1983年我从北京中医药大学毕业时带着一篇“重建人体模型的构想”的论文来到中国中医科学院中医基础理论研究所。当时该所的新楼还未起用,我和陆老师桌子挨桌子地挤在一起。从此,我不仅天天可以听到陆老师讲“疾病与健康”“辨证与辨症”“中医研究与研究中医”等看似简单、思之深奥的理论,还跟着陆老师出门诊、下科室。
我在上大学前就在医院工作,天天目睹的是一些程序化工作:治疗方案是以检查指标定论,如果患者只有自觉症状没有体征,我只能让他去做一些我认为应该有问题的检查,如果还是检查不出来,我也只能是“对症治疗”了。久而久之安眠药、抗过敏药、止痛药自然成了程序化工作中不可缺少的内容。中医就不同了,即使同症也有众多异因,我感觉很神秘。可跟了陆老师后,这种“神秘”即刻化成了“焦虑”。因为他容不得只使用“中医术语”来解释,他必要用现代的语言和医学知识讲明病变机理。他要求我作到“要说就说明白,可以存疑,但不能存糊涂”。我不得不在深学中医的同时饿吞西医知识。

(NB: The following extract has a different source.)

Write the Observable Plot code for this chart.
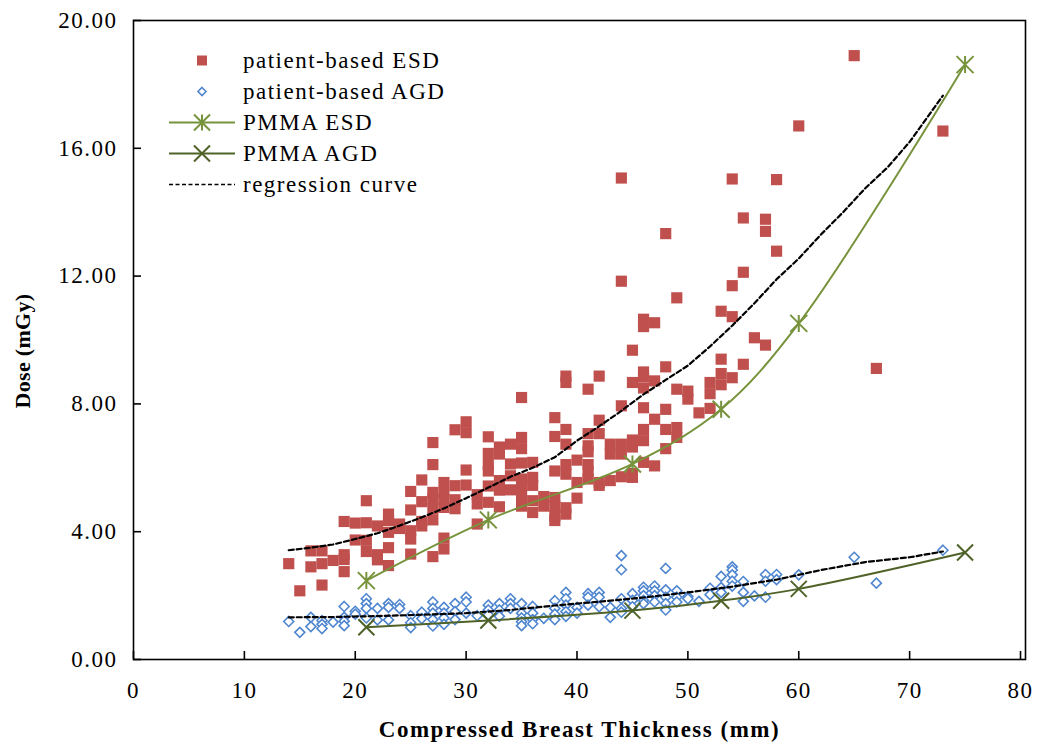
<!DOCTYPE html>
<html>
<head>
<meta charset="utf-8">
<script src="https://cdn.jsdelivr.net/npm/d3@7"></script>
<script src="https://cdn.jsdelivr.net/npm/@observablehq/plot@0.6"></script>
<style>
  html, body { margin: 0; padding: 0; background: white; }
  #wrap { position: relative; width: 1046px; height: 747px; }
  #legend { position: absolute; left: 166px; top: 45px; font-family: 'Liberation Serif', 'Times New Roman', serif; font-size: 23px; letter-spacing: 1.5px; color: black; }
  .row { display: flex; align-items: center; height: 31px; }
  .row svg { width: 72px; height: 31px; flex: none; }
  .row span { margin-left: 5px; line-height: 31px; }
</style>
</head>
<body>
<div id="wrap"></div>
<script>
// ---- tick values ----
const xTicks = [0, 10, 20, 30, 40, 50, 60, 70, 80];
const yTicks = [0, 4, 8, 12, 16, 20];

// ---- patient-based ESD (thickness mm, dose mGy) ----
const patientESD = [
  [14,3.0],[15,2.15],[16,3.4],[16,2.9],[17,3.4],[17,3.0],[17,2.33],[18,3.1],
  [19,4.32],[19,3.28],[19,3.13],[19,2.75],[20,4.27],[20,3.74],
  [21,4.97],[21,4.28],[21,3.73],[21,3.38],[22,4.18],[22,3.28],[22,3.12],
  [23,4.55],[23,4.35],[23,3.98],[23,3.5],[23,2.94],[24,4.24],[24,4.1],
  [25,5.26],[25,4.68],[25,4.03],[25,3.77],[25,3.3],[26,5.62],[26,4.94],[26,4.32],[26,4.18],
  [27,6.79],[27,6.1],[27,5.23],[27,5.02],[27,4.71],[27,4.37],[27,3.22],
  [28,5.54],[28,5.2],[28,5.0],[28,4.76],[28,3.8],[28,3.46],
  [29,7.19],[29,5.44],[29,5.0],[29,4.72],[30,7.44],[30,7.1],[30,5.93],[30,5.46],
  [31,5.16],[31,4.87],[31,4.24],[32,6.97],[32,6.45],[32,6.1],[32,5.9],[32,5.43],[32,4.92],
  [33,6.65],[33,6.43],[33,5.6],[33,5.3],[33,4.78],[34,6.74],[34,6.12],[34,5.75],[34,5.31],
  [35,8.2],[35,6.95],[35,6.6],[35,6.15],[35,5.65],[35,5.4],[35,5.1],[35,4.8],
  [36,6.17],[36,5.7],[36,5.45],[36,4.97],[36,4.6],[37,5.1],[37,4.8],
  [38,7.57],[38,6.98],[38,5.9],[38,5.07],[38,4.8],[38,4.5],[38,4.35],
  [39,8.87],[39,8.67],[39,7.2],[39,6.74],[39,6.1],[39,5.8],[39,4.75],[39,4.55],
  [40,6.24],[40,5.54],[40,5.05],[41,8.46],[41,7.07],[41,6.69],[41,6.5],[41,6.1],[41,5.9],[41,5.65],
  [42,8.87],[42,7.49],[42,7.07],[42,5.54],[42,5.45],[43,6.74],[43,6.43],[43,5.6],
  [44,15.07],[44,11.84],[44,7.94],[44,6.74],[44,6.43],[44,5.72],
  [45,9.68],[45,8.67],[45,6.87],[45,6.65],[45,5.82],[45,5.7],
  [46,10.65],[46,10.42],[46,9.0],[46,8.85],[46,8.5],[46,7.88],[46,7.2],[46,6.85],[46,6.17],
  [47,10.54],[47,8.72],[47,7.52],[47,6.06],[48,13.33],[48,9.16],[48,7.83],[48,7.2],[48,6.6],
  [49,11.32],[49,8.46],[49,7.26],[49,6.95],[50,8.4],[50,8.15],[51,7.72],
  [52,8.67],[52,8.32],[52,7.86],[53,10.9],[53,9.4],[53,8.95],[53,8.6],
  [54,15.04],[54,11.7],[54,10.73],[54,8.82],[55,13.82],[55,12.12],[55,9.24],[56,10.07],
  [57,13.78],[57,13.4],[57,9.84],[58,15.02],[58,12.78],[60,16.7],[65,18.9],[67,9.11],[73,16.54]
];

// ---- patient-based AGD ----
const patientAGD = [
  [14,1.19],[15,0.85],[16,1.32],[16,1.03],[17,1.22],[17,1.1],[17,0.97],[18,1.17],
  [19,1.66],[19,1.32],[19,1.2],[19,1.06],[20,1.51],[20,1.42],
  [21,1.9],[21,1.75],[21,1.6],[21,1.3],[22,1.6],[22,1.24],[23,1.75],[23,1.63],[23,1.24],
  [24,1.72],[24,1.6],[25,1.37],[25,1.15],[25,1.0],[26,1.48],[26,1.28],
  [27,1.8],[27,1.6],[27,1.45],[27,1.25],[27,1.05],[28,1.63],[28,1.45],[28,1.3],[28,1.1],
  [29,1.75],[29,1.5],[29,1.25],[30,1.95],[30,1.8],[30,1.45],[31,1.37],
  [32,1.7],[32,1.55],[32,1.4],[33,1.75],[33,1.55],[33,1.35],[34,1.9],[34,1.75],[34,1.6],
  [35,1.75],[35,1.45],[35,1.3],[35,1.18],[35,1.06],[36,1.66],[36,1.45],[36,1.25],[36,1.12],
  [37,1.29],[38,1.84],[38,1.6],[38,1.42],[38,1.25],[39,2.1],[39,1.9],[39,1.7],[39,1.5],[39,1.35],
  [40,1.63],[40,1.45],[41,2.06],[41,1.95],[41,1.7],[42,2.1],[42,1.95],[42,1.65],[43,1.63],[43,1.32],
  [44,3.25],[44,2.81],[44,1.9],[44,1.6],[44,1.48],[45,2.06],[45,1.85],[45,1.65],
  [46,2.26],[46,2.15],[46,2.0],[46,1.85],[46,1.75],[47,2.3],[47,2.15],[47,2.0],[47,1.8],
  [48,2.85],[48,2.18],[48,1.95],[48,1.75],[48,1.55],[49,2.15],[49,1.95],[49,1.8],
  [50,1.97],[50,1.9],[51,1.82],[52,2.23],[52,2.03],[53,2.6],[53,2.25],[53,2.1],
  [54,2.9],[54,2.8],[54,2.65],[54,2.45],[54,2.3],[55,2.44],[55,2.1],[55,1.82],[56,1.99],
  [57,2.66],[57,2.45],[57,1.95],[58,2.66],[58,2.5],[60,2.65],[65,3.2],[67,2.39],[73,3.42]
];

// ---- PMMA phantom series ----
const pmmaThickness = [21, 32, 45, 53, 60, 75];
const pmmaESD = [2.47, 4.37, 6.12, 7.83, 10.52, 18.62];
const pmmaAGD = [1.01, 1.22, 1.53, 1.84, 2.21, 3.35];

// ---- regression curves ----
const regESD = [
  [14,3.42],[16,3.5],[18,3.6],[20,3.77],[22,3.95],[24,4.19],[26,4.45],[28,4.73],[30,5.05],
  [32,5.38],[34,5.72],[36,6.0],[38,6.33],[40,6.85],[42,7.3],[44,7.78],[46,8.3],[48,8.75],
  [50,9.2],[52,9.8],[54,10.45],[56,11.15],[58,11.9],[60,12.55],[62,13.3],[64,14.0],
  [66,14.75],[68,15.4],[70,16.2],[73,17.65]
];
const regAGD = [
  [14,1.32],[18,1.33],[22,1.36],[26,1.4],[30,1.45],[34,1.55],[38,1.69],[42,1.81],
  [46,1.94],[50,2.1],[54,2.28],[58,2.5],[62,2.8],[66,3.05],[70,3.2],[73,3.38]
];

const RED = "#C0504D", BLUE = "#4F86CF", GREEN = "#77933C", DKGREEN = "#4F6228";

const pmmaESDData = pmmaThickness.map((t, i) => ({t, v: pmmaESD[i]}));
const pmmaAGDData = pmmaThickness.map((t, i) => ({t, v: pmmaAGD[i]}));

const starSym = {draw(ctx, size) {
  const a = Math.sqrt(size / Math.PI);
  ctx.moveTo(-a, -a); ctx.lineTo(a, a);
  ctx.moveTo(-a, a); ctx.lineTo(a, -a);
  ctx.moveTo(0, -a); ctx.lineTo(0, a);
}};
const crossSym = {draw(ctx, size) {
  const a = Math.sqrt(size / Math.PI);
  ctx.moveTo(-a, -a); ctx.lineTo(a, a);
  ctx.moveTo(-a, a); ctx.lineTo(a, -a);
}};

const chart = Plot.plot({
  width: 1046,
  height: 747,
  marginLeft: 133,
  marginRight: 21,
  marginTop: 20,
  marginBottom: 88,
  x: {domain: [0, 80.45]},
  y: {domain: [0, 20]},
  style: {fontFamily: "'Liberation Serif', 'Times New Roman', serif", fontSize: "23px", color: "black", background: "white", overflow: "visible", letterSpacing: "1.5px"},
  marks: [
    Plot.dot(patientESD, {x: d => d[0], y: d => d[1], symbol: "square", r: 6.3, fill: RED, stroke: "none"}),
    Plot.dot(patientAGD, {x: d => d[0], y: d => d[1], symbol: "diamond2", r: 4.5, fill: "white", stroke: BLUE, strokeWidth: 1.6}),
    Plot.line(pmmaESDData, {x: "t", y: "v", stroke: GREEN, strokeWidth: 2, curve: "catmull-rom"}),
    Plot.line(pmmaAGDData, {x: "t", y: "v", stroke: DKGREEN, strokeWidth: 2, curve: "catmull-rom"}),
    Plot.line(regESD, {x: d => d[0], y: d => d[1], stroke: "black", strokeWidth: 2.2, strokeDasharray: "5,3"}),
    Plot.line(regAGD, {x: d => d[0], y: d => d[1], stroke: "black", strokeWidth: 2.2, strokeDasharray: "5,3"}),
    Plot.dot(pmmaESDData, {x: "t", y: "v", symbol: starSym, r: 8.5, stroke: GREEN, strokeWidth: 2, fill: "none"}),
    Plot.dot(pmmaAGDData, {x: "t", y: "v", symbol: crossSym, r: 8, stroke: DKGREEN, strokeWidth: 2, fill: "none"}),
    Plot.frame({stroke: "black", strokeWidth: 1.6}),
    Plot.axisX(xTicks, {tickSize: -8, tickPadding: 30, strokeWidth: 1.6, tickFormat: d => String(d), label: null}),
    Plot.axisY(yTicks, {tickSize: -8, tickPadding: 24, strokeWidth: 1.6, tickFormat: d => d.toFixed(2), label: null}),
    Plot.text(["Compressed Breast Thickness (mm)"], {frameAnchor: "bottom", dy: 77, textAnchor: "middle", fontWeight: "bold", fontSize: 23}),
    Plot.text(["Dose (mGy)"], {frameAnchor: "left", dx: -111, dy: 11, textAnchor: "middle", rotate: -90, fontWeight: "bold", fontSize: 22})
  ]
});

// The rotated y title is drawn at its natural width
d3.select(chart).selectAll("text").filter(function() { return this.textContent === "Dose (mGy)"; }).style("letter-spacing", "0.3px");

const wrap = document.getElementById("wrap");
wrap.appendChild(chart);

// ---- legend ----
const legendItems = [
  {label: "patient-based ESD", kind: "square"},
  {label: "patient-based AGD", kind: "diamond"},
  {label: "PMMA ESD", kind: "star"},
  {label: "PMMA AGD", kind: "cross"},
  {label: "regression curve", kind: "dash"}
];
const legend = document.createElement("div");
legend.id = "legend";
for (const it of legendItems) {
  const row = document.createElement("div");
  row.className = "row";
  let sw = "";
  const cx = 36, cy = 15.5;
  if (it.kind === "square") sw = `<rect x="${cx-5}" y="${cy-5}" width="10" height="10" fill="${RED}"/>`;
  if (it.kind === "diamond") sw = `<path d="M${cx},${cy-4}L${cx+4},${cy}L${cx},${cy+4}L${cx-4},${cy}Z" fill="white" stroke="${BLUE}" stroke-width="1.6"/>`;
  if (it.kind === "star") sw = `<line x1="3" x2="69" y1="${cy}" y2="${cy}" stroke="${GREEN}" stroke-width="2"/><path d="M${cx-8},${cy-8}L${cx+8},${cy+8}M${cx-8},${cy+8}L${cx+8},${cy-8}M${cx},${cy-8}L${cx},${cy+8}" stroke="${GREEN}" stroke-width="2" fill="none"/>`;
  if (it.kind === "cross") sw = `<line x1="3" x2="69" y1="${cy}" y2="${cy}" stroke="${DKGREEN}" stroke-width="2"/><path d="M${cx-8},${cy-8}L${cx+8},${cy+8}M${cx-8},${cy+8}L${cx+8},${cy-8}" stroke="${DKGREEN}" stroke-width="2" fill="none"/>`;
  if (it.kind === "dash") sw = `<line x1="3" x2="69" y1="${cy}" y2="${cy}" stroke="black" stroke-width="1.6" stroke-dasharray="4,2.5"/>`;
  row.innerHTML = `<svg viewBox="0 0 72 31">${sw}</svg><span>${it.label}</span>`;
  legend.appendChild(row);
}
wrap.appendChild(legend);
</script>
</body>
</html>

陆老师的诊室是“中医内科”,可视性太难了。我试着在他的诊室里开展可视性强的“皮肤科”。我自知这不仅是“鸠占鹊巢”又“不守师道”,且自身“思路”也不清晰,很难向陆老师公开此事。没想到不久的一天他问我:“你觉得就这么着干行吗?”“啊?”我吓了一跳。“你不想再进修进修?”“什么?您说什么?”我一时不知他在问我什么。他又说了一遍,我方定下神来。清楚地听到:“你选择皮肤科不错,皮肤是人体的界面,很有研究价值,你试试吧。希望你能在传统理论和现代理论之间旁开一寸去搞。”没过多久,我参加了“计算机整理名医朱仁康临床经验”课题组到广安门中医院皮肤科学习了一年。当时陆老师是如何费心安排我,至今我是一无所知,他只是反复对我念叨“人体心身相关的自稳态调节,是生命科学的尖端”。
教室中的一阵掌声,打断了我的遐想。望着他,不由地让我想到让·弗朗索瓦·米勒画的《播种者》。晨曦从播种者的侧面洒下来,飞鸟在空中盘旋,播种者挥动着雕塑般的臂膀,阔步在苍凉的麦田里,目无旁视地撒播着希望的种子。
陆老师缓步向我走来,我帮他穿上外衣,我俩默默地一起走着,“路”在心里扩展。